I remain ambivalent about ever having my own children. I think I’m more inclined to adopt or foster children, and I feel I have considerable work to do to stabilize my life and bring my income level up to where I’d feel comfortable taking on that kind of responsibility.
Politics
Many in my neighborhood are strongly oriented toward social change, and serious people around here are expected to ‘have a politics’. I have to acknowledge that part of me rebels against this. I suppose it’s a humanist nostalgia for a life defined by community, not civilization. For minimally-analyzed pragmatic reasons, I’m registered Democrat and vote pretty loyally for that party, except occasionally in the smallest of local races, where, say, a Green at-large candidate for City Council might have a prayer.
I have streaks of Libertarian and anarchist, but I think neither is very realistic as long as there are enough fossil fuels available to give various states around the world power (as in work/time physical power) to project military hardware across the globe and through the atmosphere. While this condition dwindles more or less gradually during the first 2/3 of the 21st Century, too much money and influence will remain bound up in strategic control of resources that, ultimately, determine one nation’s ability to defend itself against the rapacious greed of another. The assumption of a peaceful posture on one pole of global power will create the opening for industrial/military interests to aggressively consolidate resources/power from another pole. Unfortunately, global industry has achieved the win-win situation of profiting from the preventive and/or agressive military stances of any and all nations, both in spite of and because of these nations’ opposition to each other. The only way globalized industry loses is if all nations stand down: i.e.: if by some miracle, nations arrive at a global agreement to stand down and live in peace. Such a consensus would be a miracle, even absent the industrial imperative that it never happen. Given the multi-pole and distributed nature of global power, industrial powers are well-positioned to covertly prevent peace by inciting rebellions and violence as necessary to maintain a general condition of dangerous instability, and to profit from war (or the preparation for it) for the foreseeable future. Perhaps there is some hope for peace by the end of the 21st Century, when military ambitions can no longer fuel global projects with fossil fuels, and a peaceful nation can provide for its defense with less concern for the disposition of fossil fuel resources on the other side of the globe.
I believe that prisons, and US imperialism through global military presence and intervention, absorb a class of citizen who would otherwise drive radical social change in the United States. These are 18-28 year-old men (and, increasingly, women) raised in a culture affected by generations of poverty and, for some, a legacy of racism and slavery. Whether through the threat of insurrections or through a more sustained democratic revolution founded on the radically different perspectives engendered in a culture that has endured generations of repression and poverty, unleashing this class from incarceration and ‘voluntary’ conscription would trigger radical changes in today’s politics. Fortunately, immense financial resources would be available for redirection at the same time due to slashing of ‘security’ and prison spending, and there is some small chance that the combination of immense new political pressure with a radical relaxation of pressure on the Federal budget could mold a new national order without breaking our basic framework of representative government protected by a constitution.

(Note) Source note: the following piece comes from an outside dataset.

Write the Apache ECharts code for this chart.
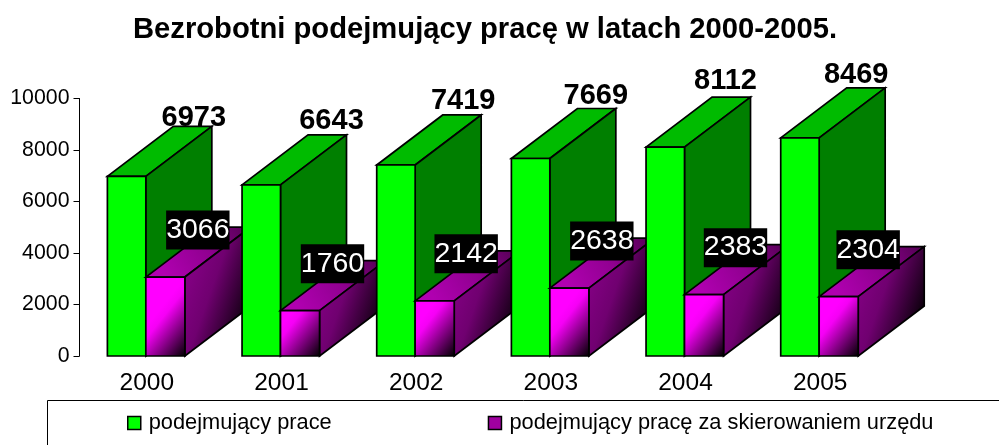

Day-to-day, I have not been activist. I try to make a living without hurting anyone, and I’ll join a march or demonstration now and then — usually working the periphery and trying to disseminate information in a non-confrontational manner to people who are obviously curious, but who generally won’t approach a crowd of energized, yelling people. I hope to have increasing opportunities to recommend energy conservation measures to my clients and customers, and to develop methods and systems for conservation and renewable energy generation that could have radical impact on at least the local energy economy. For example, can I develop a legal/cooperative model and installation methodology that halves the installed cost of solar PV renewable generation on row homes, by forming block-long cooperatives and installing across dozens of properties instead of one at a time?
In general, I have an intuition that progressive social change has to do a lot more support for what it wants, rather than opposition to what it does not want. I often wonder what the result would be, if left-leaning community organizers and political activists used their foundation of (often) college-level education to get engineering degrees and donate 1/2 of their resulting $80,000+ salaries toward their social change goals (retaining incomes — or at least equivalent hourly wages — higher than they have now). The shift would transform a US economy facing a shortage of engineers, and could provide many times the funding for the ultimate goals of these causes, over what they have today. Maybe I’m naive about the scale of Federal budget impact on which social projects move forward and which do not. Certainly, corporate interests have learned that political activism leverages a handsome return on dollars invested. The question may be, though, whether to fight those investments with volunteer or low-paid labor, or to simply join the economy and contribute money directly to projects that need it.